Burns Court was constructed in 1925 and 1926, and
it is designated on the National Register of Historic Places.
Today, Burns Court includes an eclectic mix of homes, businesses and buildings.
The St. Petersburg Times has described Burns Court as “...an impeccably preserved block of small stucco homes built in 1925 and 1926 by Owen Burns, the developer who at one time owned 75 percent of Sarasota.” Also in 1925, Burns' company began the construction of Ca d'Zan, the mansion north of downtown where his friend, circus magnate John Ringling, would reside. The houses on Burns Court are decorated with architectural flourishes left over from that and other grand projects. Miami architect and town planner Andres Duany, the guru of New Urbanism, cited the short street known as Burns Court as an architectural precedent that should be emulated in any new construction.

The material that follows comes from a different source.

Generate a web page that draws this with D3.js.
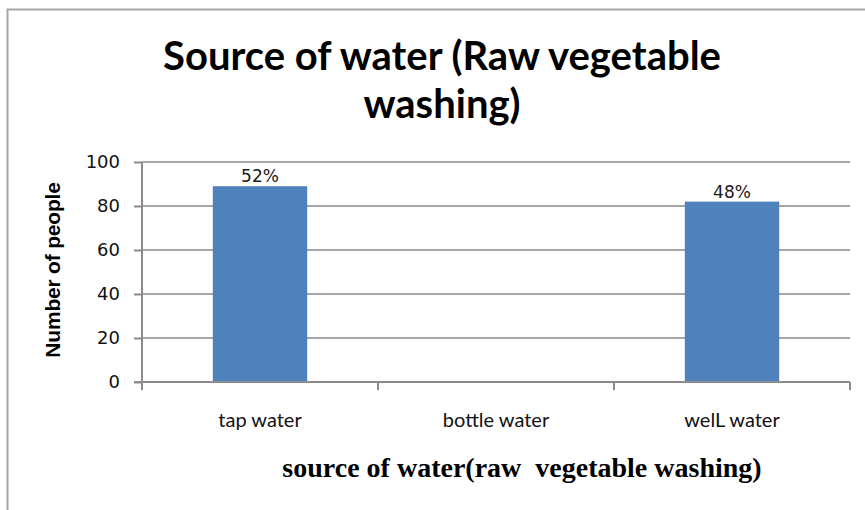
<!DOCTYPE html>
<html>
<head>
<meta charset="utf-8">
<script src="https://cdn.jsdelivr.net/npm/d3@7"></script>
<style>
  html, body { margin: 0; padding: 0; background: #fff; }
  svg { display: block; }
</style>
</head>
<body>
<svg id="chart" width="865" height="510"></svg>
<script>
// Survey results: water source used for washing raw vegetables
const categories = ["tap water", "bottle water", "welL water"];
const people = [89, 0, 82];
const percentLabels = ["52%", "", "48%"];
const yTicks = [0, 20, 40, 60, 80, 100];
const titleLines = ["Source of water (Raw vegetable", "washing)"];
const xTitle = "source of water(raw  vegetable washing)";
const yTitle = "Number of people";

const svg = d3.select("#chart");
const W = 865, H = 510;
const plot = { left: 142, right: 850, top: 162, bottom: 382 };

// chart frame
svg.append("rect")
  .attr("x", 7.5).attr("y", 9.5)
  .attr("width", W + 10).attr("height", H + 10)
  .attr("fill", "#fff")
  .attr("stroke", "#a6a6a6").attr("stroke-width", 2);

const x = d3.scaleBand()
  .domain(categories)
  .range([plot.left, plot.right])
  .paddingInner(0.6)
  .paddingOuter(0.3);

const y = d3.scaleLinear().domain([0, 100]).range([plot.bottom, plot.top]);

// horizontal gridlines
svg.append("g")
  .selectAll("line")
  .data(yTicks.filter(d => d > 0))
  .join("line")
  .attr("x1", plot.left).attr("x2", plot.right)
  .attr("y1", d => y(d)).attr("y2", d => y(d))
  .attr("stroke", "#a6a6a6").attr("stroke-width", 2);

const rows = categories.map((c, i) => ({ c, v: people[i], label: percentLabels[i] }));

// bars
svg.append("g")
  .selectAll("rect")
  .data(rows)
  .join("rect")
  .attr("x", d => x(d.c))
  .attr("width", x.bandwidth())
  .attr("y", d => y(d.v))
  .attr("height", d => y(0) - y(d.v))
  .attr("fill", "#4f81bd");

// value labels
svg.append("g")
  .selectAll("text")
  .data(rows.filter(d => d.label))
  .join("text")
  .attr("x", d => x(d.c) + x.bandwidth() / 2)
  .attr("y", d => y(d.v) - 4)
  .attr("text-anchor", "middle")
  .attr("font-family", "'DejaVu Sans', Verdana, sans-serif")
  .attr("font-size", 17)
  .attr("fill", "#1a1a1a")
  .text(d => d.label);

// y axis
const yAxis = d3.axisLeft(y).tickValues(yTicks).tickSize(8).tickPadding(14);
const gy = svg.append("g").attr("transform", `translate(${plot.left},0)`).call(yAxis);
gy.select(".domain").attr("stroke", "#8c8c8c").attr("stroke-width", 2).attr("d", `M0,${plot.top}V${plot.bottom}`);
gy.selectAll(".tick line").attr("stroke", "#8c8c8c").attr("stroke-width", 2);
gy.selectAll(".tick text")
  .attr("font-family", "'DejaVu Sans', Verdana, sans-serif")
  .attr("font-size", 18).attr("fill", "#111");

// x axis: line plus tick marks at category boundaries
const boundaries = d3.range(categories.length + 1).map(i => plot.left + i * (plot.right - plot.left) / categories.length);
svg.append("line")
  .attr("x1", plot.left - 8).attr("x2", plot.right)
  .attr("y1", plot.bottom).attr("y2", plot.bottom)
  .attr("stroke", "#8c8c8c").attr("stroke-width", 2);
svg.append("g").selectAll("line")
  .data(boundaries)
  .join("line")
  .attr("x1", d => d).attr("x2", d => d)
  .attr("y1", plot.bottom).attr("y2", plot.bottom + 8)
  .attr("stroke", "#8c8c8c").attr("stroke-width", 2);

svg.append("g").selectAll("text")
  .data(categories)
  .join("text")
  .attr("x", d => x(d) + x.bandwidth() / 2)
  .attr("y", 427)
  .attr("text-anchor", "middle")
  .attr("font-family", "Lato, 'Open Sans', sans-serif")
  .attr("font-size", 20)
  .attr("fill", "#111")
  .text(d => d);

// titles
svg.append("text")
  .attr("text-anchor", "middle")
  .attr("font-family", "Lato, 'Open Sans', sans-serif")
  .attr("font-weight", "bold")
  .attr("font-size", 40)
  .attr("fill", "#000")
  .selectAll("tspan")
  .data(titleLines)
  .join("tspan")
  .attr("x", 442)
  .attr("y", (d, i) => 70 + i * 48)
  .text(d => d);

svg.append("text")
  .attr("x", 522).attr("y", 477)
  .attr("text-anchor", "middle")
  .attr("font-family", "'Liberation Serif', 'Times New Roman', serif")
  .attr("font-weight", "bold")
  .attr("font-size", 28)
  .attr("fill", "#000")
  .style("white-space", "pre")
  .text(xTitle);

svg.append("text")
  .attr("transform", "translate(60,270) rotate(-90)")
  .attr("text-anchor", "middle")
  .attr("font-family", "'Liberation Sans', Arial, sans-serif")
  .attr("font-weight", "bold")
  .attr("font-size", 21)
  .attr("letter-spacing", -0.2)
  .attr("fill", "#000")
  .text(yTitle);
</script>
</body>
</html>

The Burns Court Historic District consists of fifteen concrete block and masonry construction, stucco-finished, Mediterranean Revival Style, one-story bungalows, each with its own one-car garage housed in nine original garage outbuildings. Burns Court was constructed from 1924 to 1925 by the prominent developer, Owen Burns, with designs by Thomas Reed Martin of Martin Studios of Sarasota. The dwellings are located on a “U” shaped vehicular access lane called “Burns Court” which is approached from the west side of the 400-block of South Pineapple Avenue. Burns Court was built as a co-operative subdivision.